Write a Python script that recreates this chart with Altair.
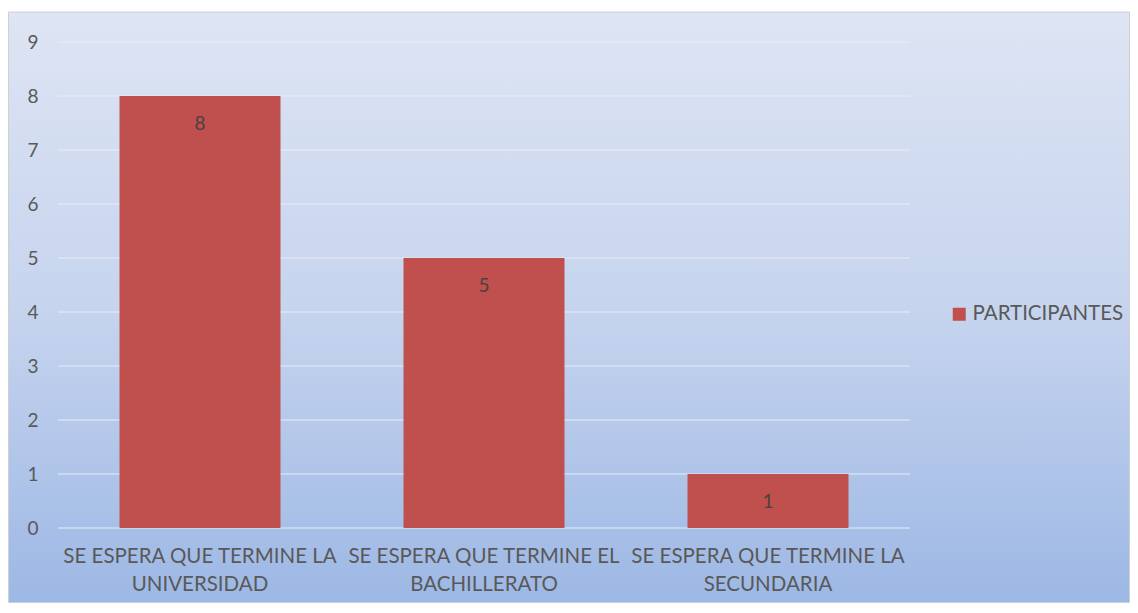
import altair as alt
import pandas as pd

categories = [
    "SE ESPERA QUE TERMINE LA\nUNIVERSIDAD",
    "SE ESPERA QUE TERMINE EL\nBACHILLERATO",
    "SE ESPERA QUE TERMINE LA\nSECUNDARIA",
]
values = [8, 5, 1]
series = "PARTICIPANTES"
y_ticks = [0, 1, 2, 3, 4, 5, 6, 7, 8, 9]

df = pd.DataFrame({"cat": categories, "val": values, "serie": [series] * len(values)})
grid_df = pd.DataFrame({"t": y_ticks})

W, H = 852, 486
PAD = {"left": 50, "top": 34, "right": 220, "bottom": 75}
FONT = "Lato"

bg = alt.Chart(pd.DataFrame({"a": [0]})).mark_rect(
    color=alt.Gradient(
        gradient="linear",
        stops=[alt.GradientStop(color="#DEE5F4", offset=0),
               alt.GradientStop(color="#C6D4EE", offset=0.5),
               alt.GradientStop(color="#9DB8E5", offset=1)],
        x1=0, x2=0, y1=0, y2=1,
    ),
    stroke="#D0D0D0",
    strokeWidth=1,
).encode(
    x=alt.value(-PAD["left"] + 0.5),
    x2=alt.value(W + PAD["right"] - 0.5),
    y=alt.value(-PAD["top"] + 4),
    y2=alt.value(H + PAD["bottom"] - 0.5),
)

yscale = alt.Scale(domain=[0, 9], nice=False)
yaxis = alt.Axis(values=y_ticks, format="d", labelFontSize=19, labelColor="#595959",
                 labelFont=FONT, labelPadding=20, ticks=False, domain=False,
                 grid=False, zindex=1)

grid = alt.Chart(grid_df).mark_rule(color="#E8EDF6", strokeWidth=1).encode(
    y=alt.Y("t:Q", scale=yscale, axis=yaxis, title=None),
    x=alt.value(0),
    x2=alt.value(W),
)

base = alt.Chart(df).encode(
    x=alt.X("cat:N", sort=categories, title=None,
            scale=alt.Scale(paddingInner=0.43, paddingOuter=0.215),
            axis=alt.Axis(labelAngle=0, labelExpr="split(datum.label, '\\n')",
                          labelFontSize=20.5, labelColor="#595959", labelFont=FONT,
                          labelPadding=18, labelLineHeight=28, ticks=False, domain=False,
                          grid=False, labelLimit=400, zindex=1)),
)

bars = base.mark_bar(size=161).encode(
    y=alt.Y("val:Q", title=None, scale=yscale, axis=yaxis),
    color=alt.Color("serie:N", title=None,
                    scale=alt.Scale(domain=[series], range=["#C0504D"]),
                    legend=alt.Legend(orient="none", legendX=891, legendY=262,
                                      symbolType="square", symbolSize=169,
                                      symbolStrokeWidth=0, labelFontSize=20.5,
                                      labelFont=FONT, labelColor="#595959",
                                      labelOffset=3, zindex=1)),
)

labels = base.mark_text(baseline="middle", dy=28, fontSize=19, font=FONT,
                        color="#4A4040").encode(
    y=alt.Y("val:Q"),
    text=alt.Text("val:Q"),
)

chart = alt.layer(bg, grid, bars, labels).properties(
    width=W, height=H, padding=PAD, autosize=alt.AutoSizeParams(type="none"),
    background="white",
).configure_view(stroke=None)

chart.save("out.html", embed_options={"renderer": "svg", "actions": False})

******

What you are asked to do:
Write out the listing above again, exactly, but with no pictures in the copy.

Complete output:
Write a Python script that recreates this chart with Altair.
import altair as alt
import pandas as pd

categories = [
    "SE ESPERA QUE TERMINE LA\nUNIVERSIDAD",
    "SE ESPERA QUE TERMINE EL\nBACHILLERATO",
    "SE ESPERA QUE TERMINE LA\nSECUNDARIA",
]
values = [8, 5, 1]
series = "PARTICIPANTES"
y_ticks = [0, 1, 2, 3, 4, 5, 6, 7, 8, 9]

df = pd.DataFrame({"cat": categories, "val": values, "serie": [series] * len(values)})
grid_df = pd.DataFrame({"t": y_ticks})

W, H = 852, 486
PAD = {"left": 50, "top": 34, "right": 220, "bottom": 75}
FONT = "Lato"

bg = alt.Chart(pd.DataFrame({"a": [0]})).mark_rect(
    color=alt.Gradient(
        gradient="linear",
        stops=[alt.GradientStop(color="#DEE5F4", offset=0),
               alt.GradientStop(color="#C6D4EE", offset=0.5),
               alt.GradientStop(color="#9DB8E5", offset=1)],
        x1=0, x2=0, y1=0, y2=1,
    ),
    stroke="#D0D0D0",
    strokeWidth=1,
).encode(
    x=alt.value(-PAD["left"] + 0.5),
    x2=alt.value(W + PAD["right"] - 0.5),
    y=alt.value(-PAD["top"] + 4),
    y2=alt.value(H + PAD["bottom"] - 0.5),
)

yscale = alt.Scale(domain=[0, 9], nice=False)
yaxis = alt.Axis(values=y_ticks, format="d", labelFontSize=19, labelColor="#595959",
                 labelFont=FONT, labelPadding=20, ticks=False, domain=False,
                 grid=False, zindex=1)

grid = alt.Chart(grid_df).mark_rule(color="#E8EDF6", strokeWidth=1).encode(
    y=alt.Y("t:Q", scale=yscale, axis=yaxis, title=None),
    x=alt.value(0),
    x2=alt.value(W),
)

base = alt.Chart(df).encode(
    x=alt.X("cat:N", sort=categories, title=None,
            scale=alt.Scale(paddingInner=0.43, paddingOuter=0.215),
            axis=alt.Axis(labelAngle=0, labelExpr="split(datum.label, '\\n')",
                          labelFontSize=20.5, labelColor="#595959", labelFont=FONT,
                          labelPadding=18, labelLineHeight=28, ticks=False, domain=False,
                          grid=False, labelLimit=400, zindex=1)),
)

bars = base.mark_bar(size=161).encode(
    y=alt.Y("val:Q", title=None, scale=yscale, axis=yaxis),
    color=alt.Color("serie:N", title=None,
                    scale=alt.Scale(domain=[series], range=["#C0504D"]),
                    legend=alt.Legend(orient="none", legendX=891, legendY=262,
                                      symbolType="square", symbolSize=169,
                                      symbolStrokeWidth=0, labelFontSize=20.5,
                                      labelFont=FONT, labelColor="#595959",
                                      labelOffset=3, zindex=1)),
)

labels = base.mark_text(baseline="middle", dy=28, fontSize=19, font=FONT,
                        color="#4A4040").encode(
    y=alt.Y("val:Q"),
    text=alt.Text("val:Q"),
)

chart = alt.layer(bg, grid, bars, labels).properties(
    width=W, height=H, padding=PAD, autosize=alt.AutoSizeParams(type="none"),
    background="white",
).configure_view(stroke=None)

chart.save("out.html", embed_options={"renderer": "svg", "actions": False})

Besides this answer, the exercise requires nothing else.